I don't mind simple grammatical mistakes because I'm not a Grammar Nazi and I do make grammar mistakes myself but c'mon, please learn how to differentiate 'they're', 'there' and 'their' and 'you're' and 'your' because the ability to distinguish homophones actually makes you look smarter. In reality, no one really knows if you're using the right word during a conversation because of the characteristics of homophones so you're a lucky bastard who can get away with it but in the cyber world where we type words to communicate, you're as good as fucked, my darling.

I don't know why I'm being so hard on people who type like this.

I just hate them? That's good enough right?


Another thing that annoys me like fuck. Using numbers to substitute words and syllables.

Dude : Hey ther!
Bimbo : Oh hey 2 ue 2!
Dude : Gr8 work wit ur presentation.
Bimbo : Thnks 4 the compliment. Nyway, c ue l8er!

Seriously, that was hard. I should actually applaud for these people who type (and think like this in their minds) on a daily basis. It is hard work, people. Their brains probably work in a different frequency compared to normal people.

Also, people who abuse their caps lock and shift key.

HaHa TiS iS sOO FuNN!

No. No, it's not. Capitalising alternate letters in a word is not fun. People use the caps lock for a reason. See, I use the caps lock when I'm trying to emphasise something. Something like THIS. And when I'm experiencing an emotion that requires me to use the caps lock key. For example, when I'm happy (HAHAHA! YAAYY); when I'm in shock (OMG WTF IS THAT) or when I just need to shout my thoughts out (DID YOU KNOW THAT TODAY IS SATURDAY? YAAAYY). You know what? Here's a challenge for you people who abuse the caps lock and shift key. I would like you to pronounce and say it exactly like how you type without looking like a complete ass. I fucking dare you.
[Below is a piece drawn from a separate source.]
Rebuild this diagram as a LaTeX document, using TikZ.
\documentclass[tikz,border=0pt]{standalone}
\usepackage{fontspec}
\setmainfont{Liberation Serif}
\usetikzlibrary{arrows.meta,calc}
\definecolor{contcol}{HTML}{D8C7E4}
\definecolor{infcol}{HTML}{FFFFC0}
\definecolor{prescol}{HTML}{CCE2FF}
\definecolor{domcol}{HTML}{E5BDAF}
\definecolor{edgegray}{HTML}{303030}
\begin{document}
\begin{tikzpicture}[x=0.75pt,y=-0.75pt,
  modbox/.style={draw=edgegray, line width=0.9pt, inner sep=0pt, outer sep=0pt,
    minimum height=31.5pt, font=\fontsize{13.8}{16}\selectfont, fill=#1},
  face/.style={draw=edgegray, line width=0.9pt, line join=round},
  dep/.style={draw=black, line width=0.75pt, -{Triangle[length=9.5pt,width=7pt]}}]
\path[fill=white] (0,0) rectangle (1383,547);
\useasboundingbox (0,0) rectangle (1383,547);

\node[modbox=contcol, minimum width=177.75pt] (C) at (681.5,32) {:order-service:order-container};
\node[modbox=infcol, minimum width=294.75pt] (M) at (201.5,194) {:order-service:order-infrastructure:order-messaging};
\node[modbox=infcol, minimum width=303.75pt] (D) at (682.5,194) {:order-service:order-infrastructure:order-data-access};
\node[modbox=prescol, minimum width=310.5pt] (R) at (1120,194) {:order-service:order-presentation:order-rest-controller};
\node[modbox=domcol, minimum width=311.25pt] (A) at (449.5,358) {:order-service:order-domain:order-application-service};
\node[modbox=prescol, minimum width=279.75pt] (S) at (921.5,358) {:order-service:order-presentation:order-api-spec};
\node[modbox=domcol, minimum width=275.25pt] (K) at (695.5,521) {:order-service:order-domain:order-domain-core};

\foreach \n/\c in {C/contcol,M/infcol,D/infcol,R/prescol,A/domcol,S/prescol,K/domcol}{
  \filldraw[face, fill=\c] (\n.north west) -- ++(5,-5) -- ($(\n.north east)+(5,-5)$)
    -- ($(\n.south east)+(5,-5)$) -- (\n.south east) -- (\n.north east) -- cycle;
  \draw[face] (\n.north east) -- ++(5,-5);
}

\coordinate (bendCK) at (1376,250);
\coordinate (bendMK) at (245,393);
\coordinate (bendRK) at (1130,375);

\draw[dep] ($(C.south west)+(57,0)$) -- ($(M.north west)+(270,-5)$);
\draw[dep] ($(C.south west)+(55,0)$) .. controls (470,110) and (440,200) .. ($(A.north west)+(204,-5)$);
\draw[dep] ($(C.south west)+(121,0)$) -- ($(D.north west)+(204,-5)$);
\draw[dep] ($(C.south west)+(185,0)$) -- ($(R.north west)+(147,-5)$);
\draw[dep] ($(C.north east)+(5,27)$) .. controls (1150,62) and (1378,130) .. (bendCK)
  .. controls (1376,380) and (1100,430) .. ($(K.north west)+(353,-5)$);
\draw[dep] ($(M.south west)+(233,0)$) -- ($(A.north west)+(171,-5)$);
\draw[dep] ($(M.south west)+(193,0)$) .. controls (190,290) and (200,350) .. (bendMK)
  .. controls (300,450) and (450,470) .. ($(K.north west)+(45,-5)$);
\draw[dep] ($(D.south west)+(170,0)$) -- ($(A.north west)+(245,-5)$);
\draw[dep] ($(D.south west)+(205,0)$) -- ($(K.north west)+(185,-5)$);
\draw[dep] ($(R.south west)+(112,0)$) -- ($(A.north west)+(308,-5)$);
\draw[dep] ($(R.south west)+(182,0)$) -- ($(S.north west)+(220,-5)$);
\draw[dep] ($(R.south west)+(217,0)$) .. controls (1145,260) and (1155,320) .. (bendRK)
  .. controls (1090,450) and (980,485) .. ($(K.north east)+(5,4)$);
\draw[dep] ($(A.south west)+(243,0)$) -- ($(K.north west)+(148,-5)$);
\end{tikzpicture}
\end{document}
And the best part is that behind this retard typing skill, there are actually intelligent people who choose to project themselves this way. Why? Why do you do that to me, intelligent people? I respect you for your brain superpowers but when I read the posts or messages you post, the inflated balloon of respect I have for you immediately shrinks or deflates. Just like that. Gone. Poof. Along with your attractiveness (I always find intelligent people to be sexually attractive like, oh turn me on by reciting the Newton's Law, you sexy hunk). You can go from a hot, sexy guy who knows about Greek mythology, UFOs and listens to Arcade Fire to just some guy by typing like that. Because it's a fucking turnoff okay?

I'm releasing that pretentious bitch vibe, aren't I?

Personally speaking, I detest this because it is just degrading. It degrades the standard of the English language, which is to me, a very beautiful and creative language. Like, why-noses-run-and-feet-smell creative. English is such a fun language and wordplay is never ending. But to watch people destroy the language like this and indirectly destroy the minds of readers is just..saddening. I respect the language, thus explaining why I always type the way I do. Sometimes I feel that English is deteriorating because we allow people to destroy the language like that. This has nothing to do with the freedom of self-expression or your individual right to type however you want because you can. It's a matter of preserving the integrity of the language. And to realise that fellow Internet users can actually understand this kind of crap upon their first reading is just scary.

And there it is, my first post for my Shameless List.